* DATA LINES:

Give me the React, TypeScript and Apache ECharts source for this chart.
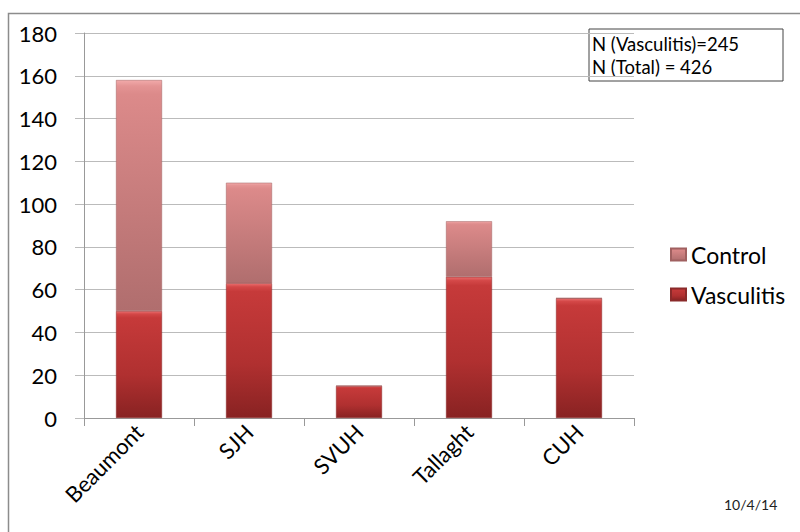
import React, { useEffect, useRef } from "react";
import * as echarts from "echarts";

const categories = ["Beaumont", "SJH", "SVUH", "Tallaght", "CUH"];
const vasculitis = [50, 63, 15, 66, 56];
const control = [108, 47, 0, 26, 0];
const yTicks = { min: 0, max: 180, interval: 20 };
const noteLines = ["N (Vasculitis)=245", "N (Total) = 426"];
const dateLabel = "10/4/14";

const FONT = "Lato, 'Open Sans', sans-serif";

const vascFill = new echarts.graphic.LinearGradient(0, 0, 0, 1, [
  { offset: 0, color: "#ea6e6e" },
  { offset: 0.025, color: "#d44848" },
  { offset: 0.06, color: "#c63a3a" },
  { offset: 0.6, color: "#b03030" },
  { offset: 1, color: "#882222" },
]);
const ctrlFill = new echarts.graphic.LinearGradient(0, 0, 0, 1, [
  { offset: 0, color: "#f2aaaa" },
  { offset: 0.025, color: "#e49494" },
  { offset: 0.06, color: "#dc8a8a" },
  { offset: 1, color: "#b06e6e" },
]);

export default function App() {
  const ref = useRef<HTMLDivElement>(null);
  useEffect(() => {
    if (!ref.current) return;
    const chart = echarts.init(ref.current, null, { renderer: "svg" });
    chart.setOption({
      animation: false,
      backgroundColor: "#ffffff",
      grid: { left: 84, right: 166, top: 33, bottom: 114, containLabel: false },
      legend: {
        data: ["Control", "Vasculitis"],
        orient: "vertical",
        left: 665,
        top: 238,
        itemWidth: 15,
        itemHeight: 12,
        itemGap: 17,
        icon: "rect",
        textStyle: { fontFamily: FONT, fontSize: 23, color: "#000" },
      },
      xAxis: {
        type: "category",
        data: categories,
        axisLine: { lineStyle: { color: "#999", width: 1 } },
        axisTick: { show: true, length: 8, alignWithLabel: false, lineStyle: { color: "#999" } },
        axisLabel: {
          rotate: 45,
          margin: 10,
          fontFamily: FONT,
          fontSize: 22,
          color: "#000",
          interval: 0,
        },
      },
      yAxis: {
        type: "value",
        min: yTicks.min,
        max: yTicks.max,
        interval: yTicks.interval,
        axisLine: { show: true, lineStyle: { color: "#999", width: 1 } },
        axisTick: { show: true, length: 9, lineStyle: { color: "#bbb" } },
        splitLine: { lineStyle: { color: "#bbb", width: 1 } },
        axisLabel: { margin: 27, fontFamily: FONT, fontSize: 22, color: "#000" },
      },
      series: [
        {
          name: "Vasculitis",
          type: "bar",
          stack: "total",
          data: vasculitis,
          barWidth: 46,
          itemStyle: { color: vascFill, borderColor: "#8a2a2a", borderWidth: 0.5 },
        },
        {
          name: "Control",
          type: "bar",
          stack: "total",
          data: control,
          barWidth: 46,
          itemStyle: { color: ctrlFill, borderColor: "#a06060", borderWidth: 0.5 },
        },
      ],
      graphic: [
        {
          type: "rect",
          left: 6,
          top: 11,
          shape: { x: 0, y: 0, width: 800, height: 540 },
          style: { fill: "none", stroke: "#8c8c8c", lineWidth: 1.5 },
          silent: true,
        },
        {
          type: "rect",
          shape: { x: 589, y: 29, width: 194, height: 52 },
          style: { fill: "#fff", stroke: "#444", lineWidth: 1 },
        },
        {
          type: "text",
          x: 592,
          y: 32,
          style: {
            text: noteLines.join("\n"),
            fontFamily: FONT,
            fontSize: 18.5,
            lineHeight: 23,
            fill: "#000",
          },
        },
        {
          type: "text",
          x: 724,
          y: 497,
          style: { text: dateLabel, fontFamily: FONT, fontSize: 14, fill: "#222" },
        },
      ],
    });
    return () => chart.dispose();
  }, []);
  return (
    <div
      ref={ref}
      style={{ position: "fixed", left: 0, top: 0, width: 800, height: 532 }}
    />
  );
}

...

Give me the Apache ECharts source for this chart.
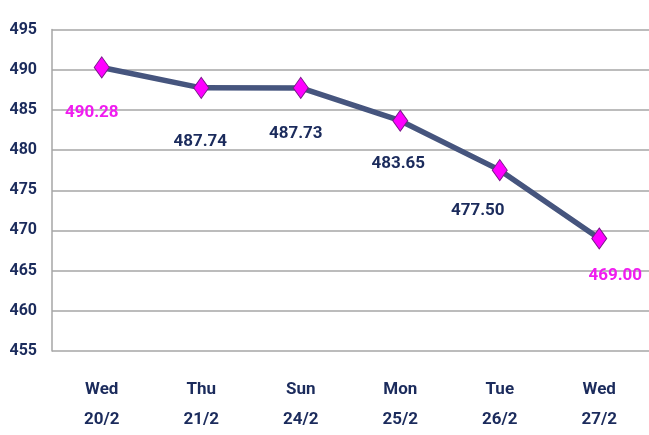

* WORK REQUIRED: Leaving out the pictures, extract the stretch from the line holding "Give me the React, TypeScript" through the line holding "import * as", word for word.

* WORKED SOLUTION:
Give me the React, TypeScript and Apache ECharts source for this chart.
import React, { useEffect, useRef } from "react";
import * as echarts from "echarts";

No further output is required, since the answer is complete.